- _WHAT THE TASK REQUIRES_
Omit every picture, and retype the lines that run from the beginning of the data below through the line containing "0.45, 0.45, 0.45];", inclusive.

Records from a dataset
** Start **

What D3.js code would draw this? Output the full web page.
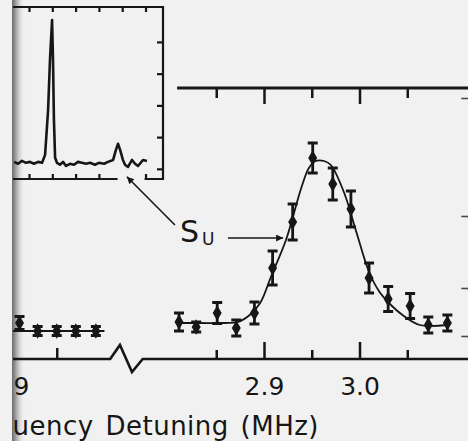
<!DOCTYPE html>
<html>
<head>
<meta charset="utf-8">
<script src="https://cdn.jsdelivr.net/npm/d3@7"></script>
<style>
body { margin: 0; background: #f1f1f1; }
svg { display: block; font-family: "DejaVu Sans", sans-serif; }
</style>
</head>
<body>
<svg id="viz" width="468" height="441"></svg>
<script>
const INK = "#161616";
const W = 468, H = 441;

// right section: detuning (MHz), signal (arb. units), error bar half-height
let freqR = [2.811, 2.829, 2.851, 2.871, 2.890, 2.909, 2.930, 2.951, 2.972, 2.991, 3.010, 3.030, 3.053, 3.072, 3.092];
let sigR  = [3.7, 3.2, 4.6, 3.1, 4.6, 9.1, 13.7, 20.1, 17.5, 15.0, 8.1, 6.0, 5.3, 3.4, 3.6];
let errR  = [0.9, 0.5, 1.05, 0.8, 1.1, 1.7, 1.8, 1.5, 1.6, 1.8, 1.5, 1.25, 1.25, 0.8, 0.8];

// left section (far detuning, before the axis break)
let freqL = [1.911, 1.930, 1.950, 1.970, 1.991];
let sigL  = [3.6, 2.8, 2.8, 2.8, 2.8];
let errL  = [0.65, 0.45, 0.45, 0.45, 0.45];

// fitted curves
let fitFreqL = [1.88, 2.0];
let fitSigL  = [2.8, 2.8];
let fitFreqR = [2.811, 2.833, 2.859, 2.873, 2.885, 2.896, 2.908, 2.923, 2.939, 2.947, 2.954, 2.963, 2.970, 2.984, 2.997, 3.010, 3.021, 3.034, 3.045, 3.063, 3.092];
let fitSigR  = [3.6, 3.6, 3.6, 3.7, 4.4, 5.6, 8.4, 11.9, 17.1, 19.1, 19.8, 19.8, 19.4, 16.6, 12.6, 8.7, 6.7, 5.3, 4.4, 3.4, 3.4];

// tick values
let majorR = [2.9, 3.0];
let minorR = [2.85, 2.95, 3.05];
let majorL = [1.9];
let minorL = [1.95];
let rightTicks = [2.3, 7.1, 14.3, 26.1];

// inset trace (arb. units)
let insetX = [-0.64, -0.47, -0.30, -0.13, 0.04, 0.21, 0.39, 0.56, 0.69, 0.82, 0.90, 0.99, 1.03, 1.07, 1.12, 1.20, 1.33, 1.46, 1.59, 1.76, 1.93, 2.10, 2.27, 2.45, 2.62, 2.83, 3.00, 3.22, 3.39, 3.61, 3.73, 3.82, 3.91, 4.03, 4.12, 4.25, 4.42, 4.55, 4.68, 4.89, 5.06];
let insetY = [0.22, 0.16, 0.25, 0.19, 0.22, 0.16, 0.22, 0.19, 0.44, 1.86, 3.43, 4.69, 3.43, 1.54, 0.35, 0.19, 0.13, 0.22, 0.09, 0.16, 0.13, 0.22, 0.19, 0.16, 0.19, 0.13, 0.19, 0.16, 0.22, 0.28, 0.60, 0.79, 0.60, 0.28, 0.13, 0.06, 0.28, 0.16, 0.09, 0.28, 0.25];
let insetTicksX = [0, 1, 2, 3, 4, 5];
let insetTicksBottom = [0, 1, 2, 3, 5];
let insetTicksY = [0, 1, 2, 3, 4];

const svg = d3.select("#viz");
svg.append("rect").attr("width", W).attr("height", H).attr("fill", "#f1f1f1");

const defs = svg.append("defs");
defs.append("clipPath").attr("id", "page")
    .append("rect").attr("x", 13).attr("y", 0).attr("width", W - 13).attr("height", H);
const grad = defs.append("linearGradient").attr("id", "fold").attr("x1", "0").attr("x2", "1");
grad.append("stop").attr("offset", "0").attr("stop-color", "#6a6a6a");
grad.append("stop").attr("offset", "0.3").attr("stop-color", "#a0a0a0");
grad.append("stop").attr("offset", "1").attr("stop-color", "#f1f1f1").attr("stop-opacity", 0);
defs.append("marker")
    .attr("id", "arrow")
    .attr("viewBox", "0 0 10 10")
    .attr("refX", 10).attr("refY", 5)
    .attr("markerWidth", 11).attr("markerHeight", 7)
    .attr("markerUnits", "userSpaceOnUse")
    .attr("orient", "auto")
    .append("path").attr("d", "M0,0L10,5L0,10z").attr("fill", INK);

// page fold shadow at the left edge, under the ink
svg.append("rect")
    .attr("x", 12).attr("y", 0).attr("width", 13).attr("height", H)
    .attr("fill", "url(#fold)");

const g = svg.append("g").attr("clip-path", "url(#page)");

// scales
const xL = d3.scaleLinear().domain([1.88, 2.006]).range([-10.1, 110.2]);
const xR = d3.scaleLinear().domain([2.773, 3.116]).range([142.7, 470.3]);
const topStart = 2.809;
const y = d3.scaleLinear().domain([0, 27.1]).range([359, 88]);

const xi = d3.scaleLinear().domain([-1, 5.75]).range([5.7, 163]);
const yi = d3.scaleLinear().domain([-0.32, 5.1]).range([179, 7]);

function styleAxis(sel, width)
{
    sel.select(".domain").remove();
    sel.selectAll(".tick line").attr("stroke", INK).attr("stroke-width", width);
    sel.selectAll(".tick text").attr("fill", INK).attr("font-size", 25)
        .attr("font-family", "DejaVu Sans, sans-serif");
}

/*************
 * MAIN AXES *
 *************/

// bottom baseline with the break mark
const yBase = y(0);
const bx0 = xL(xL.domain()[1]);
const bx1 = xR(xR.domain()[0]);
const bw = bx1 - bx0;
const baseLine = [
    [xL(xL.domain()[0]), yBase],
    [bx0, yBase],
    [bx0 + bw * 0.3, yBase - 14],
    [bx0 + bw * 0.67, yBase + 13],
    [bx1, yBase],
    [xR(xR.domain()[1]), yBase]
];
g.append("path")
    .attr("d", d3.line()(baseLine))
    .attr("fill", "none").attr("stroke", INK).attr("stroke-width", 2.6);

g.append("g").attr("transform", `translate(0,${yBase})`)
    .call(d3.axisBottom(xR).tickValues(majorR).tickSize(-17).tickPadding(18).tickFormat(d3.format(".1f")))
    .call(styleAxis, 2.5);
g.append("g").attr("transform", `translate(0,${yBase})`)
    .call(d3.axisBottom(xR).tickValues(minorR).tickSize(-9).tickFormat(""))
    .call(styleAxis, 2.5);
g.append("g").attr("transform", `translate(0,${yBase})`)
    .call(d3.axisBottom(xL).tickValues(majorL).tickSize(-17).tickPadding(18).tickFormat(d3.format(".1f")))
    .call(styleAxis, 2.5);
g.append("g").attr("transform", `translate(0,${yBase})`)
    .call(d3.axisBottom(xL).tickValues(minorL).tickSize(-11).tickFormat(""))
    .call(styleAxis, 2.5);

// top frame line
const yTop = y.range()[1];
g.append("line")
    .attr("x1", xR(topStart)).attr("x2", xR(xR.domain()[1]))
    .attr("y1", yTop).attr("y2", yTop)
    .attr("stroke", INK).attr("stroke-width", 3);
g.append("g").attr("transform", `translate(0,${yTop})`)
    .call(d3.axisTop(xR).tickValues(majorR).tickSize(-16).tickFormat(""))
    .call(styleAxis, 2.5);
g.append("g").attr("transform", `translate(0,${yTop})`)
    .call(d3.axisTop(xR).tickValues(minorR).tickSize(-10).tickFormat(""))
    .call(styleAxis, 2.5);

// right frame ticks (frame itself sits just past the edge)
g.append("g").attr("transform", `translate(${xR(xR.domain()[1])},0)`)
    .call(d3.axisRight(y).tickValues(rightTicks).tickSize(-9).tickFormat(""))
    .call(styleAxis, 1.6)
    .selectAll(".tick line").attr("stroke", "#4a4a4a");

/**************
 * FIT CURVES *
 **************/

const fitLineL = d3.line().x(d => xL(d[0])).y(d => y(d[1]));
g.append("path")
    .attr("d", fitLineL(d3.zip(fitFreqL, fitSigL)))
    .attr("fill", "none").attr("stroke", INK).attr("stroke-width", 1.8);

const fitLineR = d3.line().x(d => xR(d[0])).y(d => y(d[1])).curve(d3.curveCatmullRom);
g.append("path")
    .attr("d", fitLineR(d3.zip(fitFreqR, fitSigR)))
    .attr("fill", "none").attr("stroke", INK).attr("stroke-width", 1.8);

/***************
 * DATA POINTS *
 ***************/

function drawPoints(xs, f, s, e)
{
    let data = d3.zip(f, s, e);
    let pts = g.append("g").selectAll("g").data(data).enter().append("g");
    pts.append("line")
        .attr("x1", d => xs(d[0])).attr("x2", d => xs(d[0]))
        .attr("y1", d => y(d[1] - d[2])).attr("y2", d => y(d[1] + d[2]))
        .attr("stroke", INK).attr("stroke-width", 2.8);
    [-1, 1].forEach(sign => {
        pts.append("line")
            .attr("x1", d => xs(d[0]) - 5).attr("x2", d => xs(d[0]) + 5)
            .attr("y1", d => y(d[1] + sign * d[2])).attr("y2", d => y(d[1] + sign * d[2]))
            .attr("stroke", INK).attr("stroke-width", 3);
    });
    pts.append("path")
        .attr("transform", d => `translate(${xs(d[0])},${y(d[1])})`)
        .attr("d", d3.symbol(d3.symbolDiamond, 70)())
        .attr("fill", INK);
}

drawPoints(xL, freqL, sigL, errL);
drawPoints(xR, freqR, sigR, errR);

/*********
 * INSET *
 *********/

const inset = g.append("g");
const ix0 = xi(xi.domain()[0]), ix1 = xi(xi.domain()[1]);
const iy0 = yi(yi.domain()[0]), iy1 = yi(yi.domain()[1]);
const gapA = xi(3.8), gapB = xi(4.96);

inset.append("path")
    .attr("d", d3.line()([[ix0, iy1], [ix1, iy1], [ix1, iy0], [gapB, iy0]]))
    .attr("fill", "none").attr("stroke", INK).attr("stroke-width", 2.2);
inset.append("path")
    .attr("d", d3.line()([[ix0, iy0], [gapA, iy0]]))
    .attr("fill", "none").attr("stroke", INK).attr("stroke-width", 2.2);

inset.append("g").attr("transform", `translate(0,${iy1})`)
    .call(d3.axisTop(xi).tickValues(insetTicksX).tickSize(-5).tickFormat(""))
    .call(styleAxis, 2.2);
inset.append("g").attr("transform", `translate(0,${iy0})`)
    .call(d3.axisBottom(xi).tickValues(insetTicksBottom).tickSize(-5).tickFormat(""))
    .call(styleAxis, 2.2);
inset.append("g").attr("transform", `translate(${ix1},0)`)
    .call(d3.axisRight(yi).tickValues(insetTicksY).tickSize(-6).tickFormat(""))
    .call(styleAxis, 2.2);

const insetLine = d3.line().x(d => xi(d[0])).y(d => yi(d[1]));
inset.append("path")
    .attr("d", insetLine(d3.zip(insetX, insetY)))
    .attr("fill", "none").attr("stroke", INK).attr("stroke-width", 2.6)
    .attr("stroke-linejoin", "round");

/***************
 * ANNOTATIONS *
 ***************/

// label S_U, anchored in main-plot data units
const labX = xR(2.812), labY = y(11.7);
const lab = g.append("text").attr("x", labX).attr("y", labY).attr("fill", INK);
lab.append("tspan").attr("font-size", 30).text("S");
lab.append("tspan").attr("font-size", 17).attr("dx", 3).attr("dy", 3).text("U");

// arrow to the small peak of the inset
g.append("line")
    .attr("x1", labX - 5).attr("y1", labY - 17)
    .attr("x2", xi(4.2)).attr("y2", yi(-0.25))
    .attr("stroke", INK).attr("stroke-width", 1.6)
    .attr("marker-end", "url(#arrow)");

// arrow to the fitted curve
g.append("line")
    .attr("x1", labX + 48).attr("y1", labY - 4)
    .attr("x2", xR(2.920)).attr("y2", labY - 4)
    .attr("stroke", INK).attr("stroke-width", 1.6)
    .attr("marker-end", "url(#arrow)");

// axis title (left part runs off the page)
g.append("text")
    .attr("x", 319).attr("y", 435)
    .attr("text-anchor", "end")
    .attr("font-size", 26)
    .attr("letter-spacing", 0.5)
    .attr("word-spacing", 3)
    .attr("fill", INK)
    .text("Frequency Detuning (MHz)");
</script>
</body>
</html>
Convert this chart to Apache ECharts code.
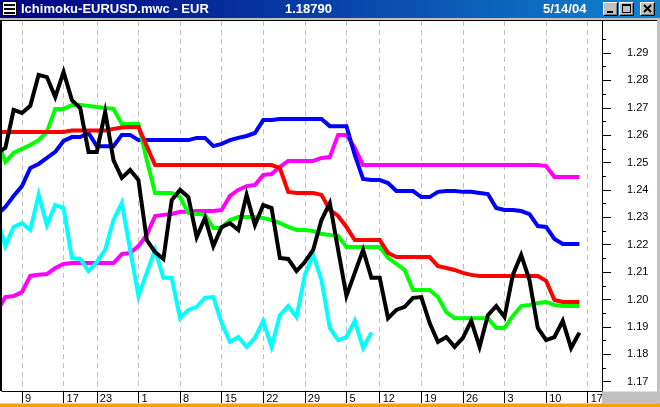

** End **

- _RESPONSE FOR THIS EXERCISE_
What D3.js code would draw this? Output the full web page.
<!DOCTYPE html>
<html>
<head>
<meta charset="utf-8">
<script src="https://cdn.jsdelivr.net/npm/d3@7"></script>
<style>
body { margin: 0; background: #f1f1f1; }
svg { display: block; font-family: "DejaVu Sans", sans-serif; }
</style>
</head>
<body>
<svg id="viz" width="468" height="441"></svg>
<script>
const INK = "#161616";
const W = 468, H = 441;

// right section: detuning (MHz), signal (arb. units), error bar half-height
let freqR = [2.811, 2.829, 2.851, 2.871, 2.890, 2.909, 2.930, 2.951, 2.972, 2.991, 3.010, 3.030, 3.053, 3.072, 3.092];
let sigR  = [3.7, 3.2, 4.6, 3.1, 4.6, 9.1, 13.7, 20.1, 17.5, 15.0, 8.1, 6.0, 5.3, 3.4, 3.6];
let errR  = [0.9, 0.5, 1.05, 0.8, 1.1, 1.7, 1.8, 1.5, 1.6, 1.8, 1.5, 1.25, 1.25, 0.8, 0.8];

// left section (far detuning, before the axis break)
let freqL = [1.911, 1.930, 1.950, 1.970, 1.991];
let sigL  = [3.6, 2.8, 2.8, 2.8, 2.8];
let errL  = [0.65, 0.45, 0.45, 0.45, 0.45];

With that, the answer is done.